> **What you are asked to do**
Using the data below, copy every line that contains the word "Recreate".

[Code that draws figures]
▽

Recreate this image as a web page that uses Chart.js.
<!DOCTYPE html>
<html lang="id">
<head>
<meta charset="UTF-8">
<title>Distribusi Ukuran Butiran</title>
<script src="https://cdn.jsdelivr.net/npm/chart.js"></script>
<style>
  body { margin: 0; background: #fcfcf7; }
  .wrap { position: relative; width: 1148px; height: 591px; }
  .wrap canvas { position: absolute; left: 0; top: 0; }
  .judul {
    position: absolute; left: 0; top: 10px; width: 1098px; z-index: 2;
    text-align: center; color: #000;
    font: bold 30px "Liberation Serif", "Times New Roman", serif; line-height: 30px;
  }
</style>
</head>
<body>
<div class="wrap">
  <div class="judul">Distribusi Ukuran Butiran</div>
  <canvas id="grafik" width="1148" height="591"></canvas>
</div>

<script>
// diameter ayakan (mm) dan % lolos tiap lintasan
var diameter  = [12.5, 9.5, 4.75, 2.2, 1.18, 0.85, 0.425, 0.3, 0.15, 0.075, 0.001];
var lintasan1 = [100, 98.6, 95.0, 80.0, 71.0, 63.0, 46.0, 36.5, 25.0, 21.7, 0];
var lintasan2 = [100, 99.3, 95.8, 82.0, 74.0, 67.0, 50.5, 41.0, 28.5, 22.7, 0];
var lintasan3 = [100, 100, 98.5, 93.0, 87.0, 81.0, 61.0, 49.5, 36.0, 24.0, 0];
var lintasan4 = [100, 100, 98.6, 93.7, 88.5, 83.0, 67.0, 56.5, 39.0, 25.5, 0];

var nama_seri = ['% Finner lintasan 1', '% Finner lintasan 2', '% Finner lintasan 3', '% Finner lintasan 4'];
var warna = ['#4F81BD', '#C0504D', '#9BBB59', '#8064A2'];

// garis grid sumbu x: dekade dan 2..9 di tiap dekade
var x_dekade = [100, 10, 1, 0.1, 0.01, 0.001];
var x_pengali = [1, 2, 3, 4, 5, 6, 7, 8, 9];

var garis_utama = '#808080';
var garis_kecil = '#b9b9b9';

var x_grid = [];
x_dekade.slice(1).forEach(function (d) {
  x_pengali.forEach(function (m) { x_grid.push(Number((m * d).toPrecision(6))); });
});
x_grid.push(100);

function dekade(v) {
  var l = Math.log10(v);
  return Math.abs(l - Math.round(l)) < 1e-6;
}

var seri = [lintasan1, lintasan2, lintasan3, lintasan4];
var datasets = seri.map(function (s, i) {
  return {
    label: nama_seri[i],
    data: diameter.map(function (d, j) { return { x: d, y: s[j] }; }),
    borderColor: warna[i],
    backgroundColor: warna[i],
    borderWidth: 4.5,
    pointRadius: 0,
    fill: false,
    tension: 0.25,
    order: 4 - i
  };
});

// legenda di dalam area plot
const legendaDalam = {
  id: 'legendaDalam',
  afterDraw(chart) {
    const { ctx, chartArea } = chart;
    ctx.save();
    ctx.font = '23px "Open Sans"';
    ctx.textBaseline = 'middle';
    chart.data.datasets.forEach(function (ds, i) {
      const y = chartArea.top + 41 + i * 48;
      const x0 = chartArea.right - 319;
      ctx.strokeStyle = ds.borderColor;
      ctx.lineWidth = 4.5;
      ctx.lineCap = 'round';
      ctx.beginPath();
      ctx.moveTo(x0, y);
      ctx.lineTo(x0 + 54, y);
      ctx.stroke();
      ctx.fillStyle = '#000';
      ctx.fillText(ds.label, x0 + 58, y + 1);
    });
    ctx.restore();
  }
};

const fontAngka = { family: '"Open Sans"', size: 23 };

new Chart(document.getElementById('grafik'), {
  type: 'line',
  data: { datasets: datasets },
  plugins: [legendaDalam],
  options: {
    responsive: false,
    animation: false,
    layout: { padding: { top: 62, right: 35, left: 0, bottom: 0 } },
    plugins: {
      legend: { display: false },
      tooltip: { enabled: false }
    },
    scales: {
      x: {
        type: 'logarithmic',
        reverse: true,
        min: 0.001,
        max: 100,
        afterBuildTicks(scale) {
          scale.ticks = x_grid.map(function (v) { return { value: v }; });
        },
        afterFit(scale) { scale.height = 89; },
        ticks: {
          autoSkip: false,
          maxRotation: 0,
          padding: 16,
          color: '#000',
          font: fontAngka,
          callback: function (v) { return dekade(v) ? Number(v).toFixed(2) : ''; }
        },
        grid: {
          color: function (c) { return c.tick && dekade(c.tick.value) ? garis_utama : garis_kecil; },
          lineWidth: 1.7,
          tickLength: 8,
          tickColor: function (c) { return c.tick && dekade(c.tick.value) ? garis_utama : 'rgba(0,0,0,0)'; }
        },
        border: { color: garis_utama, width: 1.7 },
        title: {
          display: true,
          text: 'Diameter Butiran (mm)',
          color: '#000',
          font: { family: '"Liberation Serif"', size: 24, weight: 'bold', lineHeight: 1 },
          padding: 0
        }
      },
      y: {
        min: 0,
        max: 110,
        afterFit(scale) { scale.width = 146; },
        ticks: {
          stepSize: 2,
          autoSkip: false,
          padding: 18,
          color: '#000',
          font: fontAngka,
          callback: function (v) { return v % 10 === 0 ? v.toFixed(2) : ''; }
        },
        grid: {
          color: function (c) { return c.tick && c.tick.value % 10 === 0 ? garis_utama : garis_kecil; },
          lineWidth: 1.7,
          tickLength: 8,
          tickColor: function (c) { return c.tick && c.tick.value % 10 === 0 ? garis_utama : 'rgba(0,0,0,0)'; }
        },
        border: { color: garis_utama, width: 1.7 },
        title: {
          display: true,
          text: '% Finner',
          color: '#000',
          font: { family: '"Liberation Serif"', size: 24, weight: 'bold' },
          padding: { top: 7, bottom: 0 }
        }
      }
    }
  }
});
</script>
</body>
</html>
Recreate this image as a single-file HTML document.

△

> **Written response**
Recreate this image as a web page that uses Chart.js.
Recreate this image as a single-file HTML document.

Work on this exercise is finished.